[PROBLEM STATEMENT] Write out the material exactly, with the pictures left out.

......

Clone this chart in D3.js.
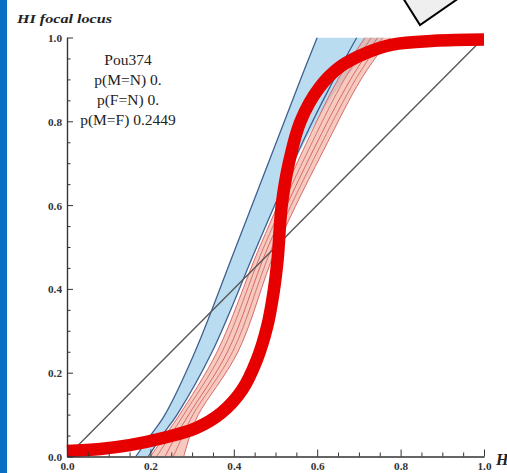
<!DOCTYPE html>
<html><head><meta charset="utf-8">
<script src="https://cdn.jsdelivr.net/npm/d3@7"></script>
<style>html,body{margin:0;padding:0;background:#fff;}svg{display:block;}</style>
</head><body>
<svg id="c" width="507" height="473"></svg>
<script>
// ---- data ----
const title = "HI focal locus";
const xLabel = "H";
const infoLines = ["Pou374", "p(M=N) 0.", "p(F=N) 0.", "p(M=F) 0.2449"];
const majorTicks = [0, 0.2, 0.4, 0.6, 0.8, 1.0];
const tickLabels = ["0.0", "0.2", "0.4", "0.6", "0.8", "1.0"];
const minorTicks = [0.05,0.1,0.15,0.25,0.3,0.35,0.45,0.5,0.55,0.65,0.7,0.75,0.85,0.9,0.95];

// band curves: x position at each y level
const levels     = [0, 0.05, 0.1, 0.25, 0.5, 0.75, 0.9, 1.0];
const blueLower  = [0.165, 0.200, 0.235, 0.307, 0.405, 0.502, 0.560, 0.600];
const blueUpper  = [0.195, 0.228, 0.264, 0.348, 0.455, 0.565, 0.640, 0.695];
const blueShadeR = [0.195, 0.228, 0.264, 0.348, 0.455, 0.570, 0.665, 0.760];
const red1 = [0.200, 0.235, 0.270, 0.360, 0.462, 0.575, 0.650, 0.715];
const red2 = [0.215, 0.248, 0.280, 0.372, 0.472, 0.588, 0.665, 0.730];
const red3 = [0.235, 0.262, 0.292, 0.385, 0.482, 0.600, 0.680, 0.745];
const red4 = [0.255, 0.278, 0.302, 0.397, 0.492, 0.612, 0.692, 0.758];
const red5 = [0.280, 0.295, 0.315, 0.410, 0.503, 0.625, 0.705, 0.775];

// thick red cline curve
const curveX = [0, 0.08, 0.15, 0.23, 0.31, 0.37, 0.42, 0.455, 0.48, 0.495, 0.505, 0.515, 0.532, 0.56, 0.605, 0.655, 0.72, 0.78, 0.88, 1.0];
const curveY = [0.013, 0.018, 0.027, 0.044, 0.068, 0.104, 0.159, 0.23, 0.31, 0.39, 0.47, 0.6, 0.7, 0.8, 0.88, 0.93, 0.964, 0.983, 0.992, 0.995];

// diagonal reference
const diagX = [0, 1];
const diagY = [0, 1];

// ---- drawing ----
const FONT = "'Liberation Serif', 'Times New Roman', serif";
const svg = d3.select("#c");
const x = d3.scaleLinear().domain([0, 1]).range([67, 484]);
const y = d3.scaleLinear().domain([0, 1]).range([456.5, 37.5]);

// blue strip on left
svg.append("rect").attr("x", 0).attr("y", 0).attr("width", 7).attr("height", 473).attr("fill", "#0b6fc4");

svg.append("defs").append("clipPath").attr("id", "plotclip")
  .append("rect").attr("x", x(0)).attr("y", y(1)).attr("width", x(1) - x(0)).attr("height", y(0) - y(1));

const g = svg.append("g").attr("clip-path", "url(#plotclip)");

const pts = arr => arr.map((v, i) => ({x: v, y: levels[i]}));
const vline = d3.line().x(d => x(d.x)).y(d => y(d.y)).curve(d3.curveCatmullRom.alpha(0.5));
const area = (left, right) => {
  const a = pts(left), b = pts(right).reverse();
  return vline(a) + "L" + vline(b).slice(1) + "Z";
};

// shaded bands
g.append("path").attr("d", area(blueLower, blueShadeR)).attr("fill", "#b3d8f0").attr("opacity", 0.9);
g.append("path").attr("d", area(red1, red5)).attr("fill", "#f3a592").attr("opacity", 0.6);

// band lines
[red1, red2, red3, red4, red5].forEach((r, i) => {
  g.append("path").attr("d", vline(pts(r))).attr("fill", "none")
    .attr("stroke", i % 2 ? "#c86a6a" : "#cf5656").attr("stroke-width", 1).attr("opacity", 0.85);
});
[blueLower, blueUpper].forEach(b => {
  g.append("path").attr("d", vline(pts(b))).attr("fill", "none")
    .attr("stroke", "#41608f").attr("stroke-width", 1.3);
});

// diagonal
g.append("path").attr("d", d3.line().x(d => x(d[0])).y(d => y(d[1]))(diagX.map((v, i) => [v, diagY[i]])))
  .attr("stroke", "#555").attr("stroke-width", 1.3).attr("fill", "none");

// thick red curve
svg.append("path")
  .attr("d", d3.line().x(d => x(d[0])).y(d => y(d[1])).curve(d3.curveCatmullRom.alpha(0.5))(curveX.map((v, i) => [v, curveY[i]])))
  .attr("fill", "none").attr("stroke", "#e60000").attr("stroke-width", 12.5).attr("stroke-linecap", "butt");

// axes
const fmt = d => tickLabels[majorTicks.indexOf(d)];
const yAx = svg.append("g").attr("transform", `translate(${x(0)},0)`)
  .call(d3.axisLeft(y).tickValues(majorTicks).tickFormat(fmt).tickSize(-6).tickSizeOuter(0).tickPadding(5));
const yMin = svg.append("g").attr("transform", `translate(${x(0)},0)`)
  .call(d3.axisLeft(y).tickValues(minorTicks).tickFormat("").tickSize(-3.5).tickSizeOuter(0));
const xAx = svg.append("g").attr("transform", `translate(0,${y(0)})`)
  .call(d3.axisBottom(x).tickValues(majorTicks).tickFormat(fmt).tickSize(-7).tickSizeOuter(0).tickPadding(4));
const xMin = svg.append("g").attr("transform", `translate(0,${y(0)})`)
  .call(d3.axisBottom(x).tickValues(minorTicks).tickFormat("").tickSize(-4).tickSizeOuter(0));
[yAx, yMin, xAx, xMin].forEach(a => {
  a.selectAll("path.domain").attr("stroke", "#333").attr("stroke-width", 1.2);
  a.selectAll(".tick line").attr("stroke", "#333").attr("stroke-width", 1);
  a.selectAll(".tick text").attr("fill", "#333").attr("font-family", FONT)
    .attr("font-size", 10).attr("font-weight", "bold").attr("textLength", 14).attr("lengthAdjust", "spacingAndGlyphs");
});
xAx.selectAll(".tick text").attr("dy", "0.95em");
yAx.selectAll(".tick text").attr("dy", "0.4em");

// title
svg.append("text").attr("x", 17).attr("y", 23).text(title)
  .attr("font-family", FONT).attr("font-style", "italic").attr("font-weight", "bold")
  .attr("font-size", 13).attr("fill", "#222").attr("textLength", 95).attr("lengthAdjust", "spacingAndGlyphs");
// x label
svg.append("text").attr("x", 496).attr("y", 465).text(xLabel)
  .attr("font-family", FONT).attr("font-style", "italic").attr("font-weight", "bold")
  .attr("font-size", 16).attr("fill", "#222");

// info text
svg.append("g").selectAll("text").data(infoLines).join("text")
  .attr("x", 128).attr("y", (d, i) => 65 + i * 20).attr("text-anchor", "middle")
  .attr("font-family", FONT).attr("font-size", 15.5).attr("fill", "#222")
  .text(d => d);

// decorative callout triangle at top
svg.append("polygon").attr("points", "403,-2 420,25 459,-2")
  .attr("fill", "#efefef").attr("stroke", "#000").attr("stroke-width", 2);
</script>
</body></html>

......

[ANSWER TO THE PROBLEM]
Clone this chart in D3.js.
<!DOCTYPE html>
<html><head><meta charset="utf-8">
<script src="https://cdn.jsdelivr.net/npm/d3@7"></script>
<style>html,body{margin:0;padding:0;background:#fff;}svg{display:block;}</style>
</head><body>
<svg id="c" width="507" height="473"></svg>
<script>
// ---- data ----
const title = "HI focal locus";
const xLabel = "H";
const infoLines = ["Pou374", "p(M=N) 0.", "p(F=N) 0.", "p(M=F) 0.2449"];
const majorTicks = [0, 0.2, 0.4, 0.6, 0.8, 1.0];
const tickLabels = ["0.0", "0.2", "0.4", "0.6", "0.8", "1.0"];
const minorTicks = [0.05,0.1,0.15,0.25,0.3,0.35,0.45,0.5,0.55,0.65,0.7,0.75,0.85,0.9,0.95];

// band curves: x position at each y level
const levels     = [0, 0.05, 0.1, 0.25, 0.5, 0.75, 0.9, 1.0];
const blueLower  = [0.165, 0.200, 0.235, 0.307, 0.405, 0.502, 0.560, 0.600];
const blueUpper  = [0.195, 0.228, 0.264, 0.348, 0.455, 0.565, 0.640, 0.695];
const blueShadeR = [0.195, 0.228, 0.264, 0.348, 0.455, 0.570, 0.665, 0.760];
const red1 = [0.200, 0.235, 0.270, 0.360, 0.462, 0.575, 0.650, 0.715];
const red2 = [0.215, 0.248, 0.280, 0.372, 0.472, 0.588, 0.665, 0.730];
const red3 = [0.235, 0.262, 0.292, 0.385, 0.482, 0.600, 0.680, 0.745];
const red4 = [0.255, 0.278, 0.302, 0.397, 0.492, 0.612, 0.692, 0.758];
const red5 = [0.280, 0.295, 0.315, 0.410, 0.503, 0.625, 0.705, 0.775];

// thick red cline curve
const curveX = [0, 0.08, 0.15, 0.23, 0.31, 0.37, 0.42, 0.455, 0.48, 0.495, 0.505, 0.515, 0.532, 0.56, 0.605, 0.655, 0.72, 0.78, 0.88, 1.0];
const curveY = [0.013, 0.018, 0.027, 0.044, 0.068, 0.104, 0.159, 0.23, 0.31, 0.39, 0.47, 0.6, 0.7, 0.8, 0.88, 0.93, 0.964, 0.983, 0.992, 0.995];

// diagonal reference
const diagX = [0, 1];
const diagY = [0, 1];

// ---- drawing ----
const FONT = "'Liberation Serif', 'Times New Roman', serif";
const svg = d3.select("#c");
const x = d3.scaleLinear().domain([0, 1]).range([67, 484]);
const y = d3.scaleLinear().domain([0, 1]).range([456.5, 37.5]);

// blue strip on left
svg.append("rect").attr("x", 0).attr("y", 0).attr("width", 7).attr("height", 473).attr("fill", "#0b6fc4");

svg.append("defs").append("clipPath").attr("id", "plotclip")
  .append("rect").attr("x", x(0)).attr("y", y(1)).attr("width", x(1) - x(0)).attr("height", y(0) - y(1));

const g = svg.append("g").attr("clip-path", "url(#plotclip)");

const pts = arr => arr.map((v, i) => ({x: v, y: levels[i]}));
const vline = d3.line().x(d => x(d.x)).y(d => y(d.y)).curve(d3.curveCatmullRom.alpha(0.5));
const area = (left, right) => {
  const a = pts(left), b = pts(right).reverse();
  return vline(a) + "L" + vline(b).slice(1) + "Z";
};

// shaded bands
g.append("path").attr("d", area(blueLower, blueShadeR)).attr("fill", "#b3d8f0").attr("opacity", 0.9);
g.append("path").attr("d", area(red1, red5)).attr("fill", "#f3a592").attr("opacity", 0.6);

// band lines
[red1, red2, red3, red4, red5].forEach((r, i) => {
  g.append("path").attr("d", vline(pts(r))).attr("fill", "none")
    .attr("stroke", i % 2 ? "#c86a6a" : "#cf5656").attr("stroke-width", 1).attr("opacity", 0.85);
});
[blueLower, blueUpper].forEach(b => {
  g.append("path").attr("d", vline(pts(b))).attr("fill", "none")
    .attr("stroke", "#41608f").attr("stroke-width", 1.3);
});

// diagonal
g.append("path").attr("d", d3.line().x(d => x(d[0])).y(d => y(d[1]))(diagX.map((v, i) => [v, diagY[i]])))
  .attr("stroke", "#555").attr("stroke-width", 1.3).attr("fill", "none");

// thick red curve
svg.append("path")
  .attr("d", d3.line().x(d => x(d[0])).y(d => y(d[1])).curve(d3.curveCatmullRom.alpha(0.5))(curveX.map((v, i) => [v, curveY[i]])))
  .attr("fill", "none").attr("stroke", "#e60000").attr("stroke-width", 12.5).attr("stroke-linecap", "butt");

// axes
const fmt = d => tickLabels[majorTicks.indexOf(d)];
const yAx = svg.append("g").attr("transform", `translate(${x(0)},0)`)
  .call(d3.axisLeft(y).tickValues(majorTicks).tickFormat(fmt).tickSize(-6).tickSizeOuter(0).tickPadding(5));
const yMin = svg.append("g").attr("transform", `translate(${x(0)},0)`)
  .call(d3.axisLeft(y).tickValues(minorTicks).tickFormat("").tickSize(-3.5).tickSizeOuter(0));
const xAx = svg.append("g").attr("transform", `translate(0,${y(0)})`)
  .call(d3.axisBottom(x).tickValues(majorTicks).tickFormat(fmt).tickSize(-7).tickSizeOuter(0).tickPadding(4));
const xMin = svg.append("g").attr("transform", `translate(0,${y(0)})`)
  .call(d3.axisBottom(x).tickValues(minorTicks).tickFormat("").tickSize(-4).tickSizeOuter(0));
[yAx, yMin, xAx, xMin].forEach(a => {
  a.selectAll("path.domain").attr("stroke", "#333").attr("stroke-width", 1.2);
  a.selectAll(".tick line").attr("stroke", "#333").attr("stroke-width", 1);
  a.selectAll(".tick text").attr("fill", "#333").attr("font-family", FONT)
    .attr("font-size", 10).attr("font-weight", "bold").attr("textLength", 14).attr("lengthAdjust", "spacingAndGlyphs");
});
xAx.selectAll(".tick text").attr("dy", "0.95em");
yAx.selectAll(".tick text").attr("dy", "0.4em");

// title
svg.append("text").attr("x", 17).attr("y", 23).text(title)
  .attr("font-family", FONT).attr("font-style", "italic").attr("font-weight", "bold")
  .attr("font-size", 13).attr("fill", "#222").attr("textLength", 95).attr("lengthAdjust", "spacingAndGlyphs");
// x label
svg.append("text").attr("x", 496).attr("y", 465).text(xLabel)
  .attr("font-family", FONT).attr("font-style", "italic").attr("font-weight", "bold")
  .attr("font-size", 16).attr("fill", "#222");

// info text
svg.append("g").selectAll("text").data(infoLines).join("text")
  .attr("x", 128).attr("y", (d, i) => 65 + i * 20).attr("text-anchor", "middle")
  .attr("font-family", FONT).attr("font-size", 15.5).attr("fill", "#222")
  .text(d => d);

// decorative callout triangle at top
svg.append("polygon").attr("points", "403,-2 420,25 459,-2")
  .attr("fill", "#efefef").attr("stroke", "#000").attr("stroke-width", 2);
</script>
</body></html>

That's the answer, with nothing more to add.